The second betrayal is value. Ethanol carries roughly 30 per cent less energy per litre than petrol. Multiple surveys, including one that covered more than 44,000 vehicle owners, have reported double-digit mileage losses for many pre-2023 vehicles, along with complaints of corroded seals, choked injectors and costly repairs.
Also, ethanol is procured at prices significantly lower than retail petrol. If the input is cheaper and the output does less work per rupee, the price at the pump should reflect that. It does not.
The result is that consumers pay roughly the same price for less mileage, while the savings from cheaper ethanol and reduced crude imports accrue elsewhere. Brazil, often cited as a successful ethanol-blending model, subsidises its high-ethanol fuel to precisely offset loss on mileage. India has not. The consumer absorbs the loss while the State celebrates the macroeconomic gain.
Some critics have tried to quantify the broader economic burden. Agnostos Theos of the Sikh Chamber of Commerce, who challenged the E20 decision in the Supreme Court, has argued that lower mileage alone could impose losses of around Rs 13.9 lakh crore over five years, with additional losses from repairs, breakdowns, scrappage and reduced resale value. These estimates are contested and should be treated with caution. But they point to a larger truth: even if the exact numbers are debated, the costs of the transition are being borne disproportionately by vehicle owners.
There is also a broader environmental and policy question. Ethanol in India is still produced largely from sugarcane, maize and rice — crops that are water-intensive and supported by substantial agricultural subsidies. Sugar mills and distilleries are among the industries with significant pollution concerns, and sugarcane cultivation has long been criticised for groundwater depletion.

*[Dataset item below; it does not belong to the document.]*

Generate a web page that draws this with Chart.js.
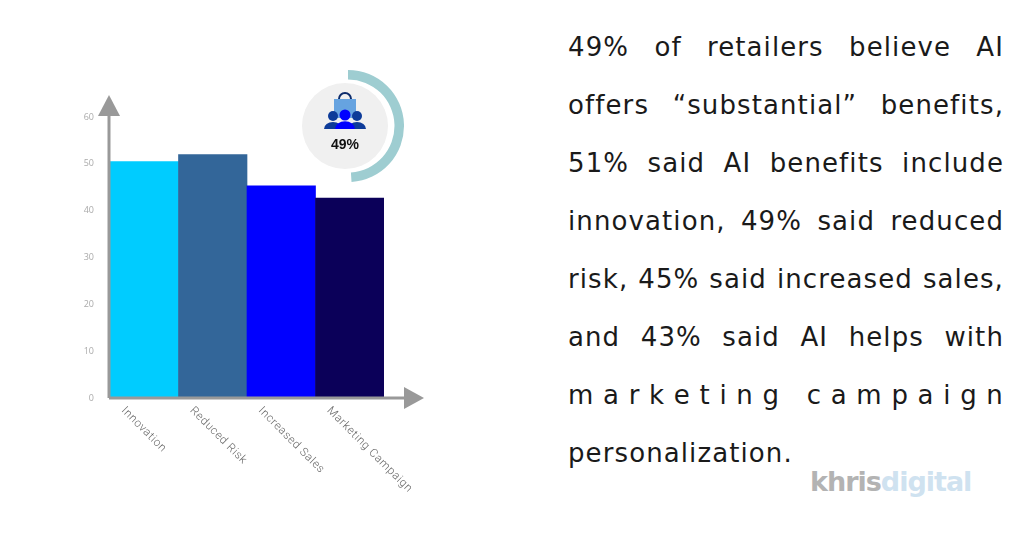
<!DOCTYPE html>
<html>
<head>
<meta charset="utf-8">
<script src="https://cdn.jsdelivr.net/npm/chart.js@4"></script>
<style>
  body { margin: 0; width: 1025px; height: 537px; background: #fff; position: relative; overflow: hidden; font-family: "Open Sans", sans-serif; }
  #barChart { position: absolute; left: 0; top: 0; }
  #badge { position: absolute; left: 292px; top: 70px; }
  #blurb { position: absolute; left: 568px; top: 18px; width: 436px; font-family: "DejaVu Sans", sans-serif; font-size: 26px; color: #1a1a1a; letter-spacing: 1.1px; }
  .ln { height: 58px; line-height: 58px; text-align: justify; text-align-last: justify; white-space: nowrap; }
  .ln.spread { display: flex; justify-content: space-between; }
  .ln.last { text-align-last: left; }
  #logo { position: absolute; left: 810px; top: 466px; font-family: "DejaVu Sans", sans-serif; font-weight: bold; font-size: 27px; letter-spacing: -1px; }
</style>
</head>
<body>
<canvas id="barChart" width="460" height="537"></canvas>
<canvas id="badge" width="112" height="112"></canvas>
<div id="blurb">
  <div class="ln">49% of retailers believe AI</div>
  <div class="ln">offers “substantial” benefits,</div>
  <div class="ln">51% said AI benefits include</div>
  <div class="ln">innovation, 49% said reduced</div>
  <div class="ln">risk, 45% said increased sales,</div>
  <div class="ln">and 43% said AI helps with</div>
  <div class="ln spread" id="spread"></div>
  <div class="ln last">personalization.</div>
</div>
<div id="logo"><span style="color:#b3b3b3">khris</span><span style="color:#cfe2f0">digital</span></div>
<script>
// chart data
const categories = ["Innovation", "Reduced Risk", "Increased Sales", "Marketing Campaign"];
const values = [50.5, 52, 45.3, 42.7];
const barColors = ["#00ccff", "#336699", "#0000ff", "#0b0059"];
const yTicks = [0, 10, 20, 30, 40, 50, 60];
const badgeValue = [49, 51];

// spread-out line of text
"marketing campaign".split("").forEach(ch => {
    const s = document.createElement("span");
    s.textContent = ch === " " ? "\u00a0" : ch;
    document.getElementById("spread").appendChild(s);
});

// axes with arrows and slanted x labels
const axisArrows = {
    id: "axisArrows",
    afterDraw(chart) {
        const ctx = chart.ctx;
        const a = chart.chartArea;
        const x0 = a.left - 1, y0 = a.bottom;
        ctx.save();
        ctx.strokeStyle = "#999";
        ctx.fillStyle = "#999";
        ctx.lineWidth = 3;
        ctx.beginPath();
        ctx.moveTo(x0, y0);
        ctx.lineTo(x0, 108);
        ctx.moveTo(x0, y0);
        ctx.lineTo(410, y0);
        ctx.stroke();
        ctx.beginPath();
        ctx.moveTo(x0, 95); ctx.lineTo(x0 - 11, 116); ctx.lineTo(x0 + 11, 116); ctx.fill();
        ctx.beginPath();
        ctx.moveTo(424, y0); ctx.lineTo(404, y0 - 11); ctx.lineTo(404, y0 + 11); ctx.fill();

        const xs = chart.scales.x;
        const half = (xs.getPixelForValue(1) - xs.getPixelForValue(0)) / 2;
        ctx.font = "300 11.5px Roboto, sans-serif";
        ctx.fillStyle = "#666";
        ctx.textBaseline = "middle";
        ctx.letterSpacing = "0.6px";
        categories.forEach((c, i) => {
            ctx.save();
            ctx.translate(xs.getPixelForValue(i) - half + 13, y0 + 11);
            ctx.rotate(Math.PI / 4);
            ctx.fillText(c, 0, 0);
            ctx.restore();
        });
        ctx.restore();
    }
};

new Chart(document.getElementById("barChart"), {
    type: "bar",
    data: {
        labels: categories,
        datasets: [{ data: values, backgroundColor: barColors, categoryPercentage: 1, barPercentage: 1 }]
    },
    options: {
        responsive: false,
        animation: false,
        layout: { padding: { top: 117, right: 76 } },
        plugins: { legend: { display: false }, tooltip: { enabled: false } },
        scales: {
            x: {
                grid: { display: false },
                border: { display: false },
                ticks: { display: false },
                afterFit(s) { s.height = 139; }
            },
            y: {
                min: 0, max: 60,
                afterBuildTicks(s) { s.ticks = yTicks.map(v => ({ value: v })); },
                grid: { display: false },
                border: { display: false },
                ticks: { color: "#aaa", font: { size: 9, family: "Open Sans" }, padding: 8 },
                afterFit(s) { s.width = 110; }
            }
        }
    },
    plugins: [axisArrows]
});

// badge: gray disc, icon, percentage ring
const badgeInner = {
    id: "badgeInner",
    beforeDatasetsDraw(chart) {
        const ctx = chart.ctx;
        const cx = 53, cy = 56;
        ctx.save();
        ctx.fillStyle = "#f0f0f0";
        ctx.beginPath(); ctx.arc(cx, cy, 43, 0, Math.PI * 2); ctx.fill();
        // bag
        ctx.fillStyle = "#66a3e0";
        ctx.fillRect(cx - 11, cy - 27, 22, 19);
        ctx.strokeStyle = "#0d2b6b"; ctx.lineWidth = 2;
        ctx.beginPath(); ctx.arc(cx, cy - 27, 6, Math.PI, 0); ctx.stroke();
        // people
        const person = (px, col, s) => {
            ctx.fillStyle = col;
            ctx.beginPath(); ctx.arc(px, cy - 10 * s, 5 * s, 0, Math.PI * 2); ctx.fill();
            ctx.beginPath(); ctx.ellipse(px, cy + 3, 9 * s, 7 * s, 0, Math.PI, 0); ctx.fill();
        };
        person(cx - 12, "#0d3b99", 1);
        person(cx + 12, "#0d3b99", 1);
        person(cx, "#0000ff", 1.1);
        ctx.fillStyle = "#111";
        ctx.font = "bold 14px Arial, sans-serif";
        ctx.textAlign = "center";
        ctx.fillText(badgeValue[0] + "%", cx, cy + 23);
        ctx.restore();
    }
};

new Chart(document.getElementById("badge"), {
    type: "doughnut",
    data: { datasets: [{ data: badgeValue, backgroundColor: ["#9ecdd1", "rgba(0,0,0,0)"], borderWidth: 0 }] },
    options: {
        responsive: false,
        animation: false,
        cutout: "83%",
        plugins: { legend: { display: false }, tooltip: { enabled: false } }
    },
    plugins: [badgeInner]
});
</script>
</body>
</html>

If the full cost of ethanol production includes subsidised water, electricity and fertilisers, the claim of simple economic savings becomes more complicated.
Union minister Nitin Gadkari has been one of the strongest champions of ethanol blending and higher blending targets. The roots of the Gadkari family’s business date back to 1995, when Nitin Gadkari founded Purti Power and Sugar Ltd (which later transitioned into the Purti Group).
Over the years, active management of these agro-industrial and sugar ventures was handed over to his sons, Nikhil and Sarang Gadkari. Nikhil Gadkari holds a dominant, majority stake of over 60 per cent in CIAN Agro Industries and Infrastructure Ltd — now a key player in India’s agricultural processing and ethanol manufacturing sectors — whose profitability and stock valuation has gone through the roof.
With the ministry of road transport and highways under his father Nitin Gadkari aggressively pushing national policies mandating higher ethanol blending — such as the rapid, nationwide rollout of E20 — the question of conflict of interest is inevitable.
None of this is an argument against ethanol blending itself, or against the farmers and energy-security goals it serves. But surely the government owed its citizens informed choice, transparent pricing and honest data on the damage the new fuel does to older car engines.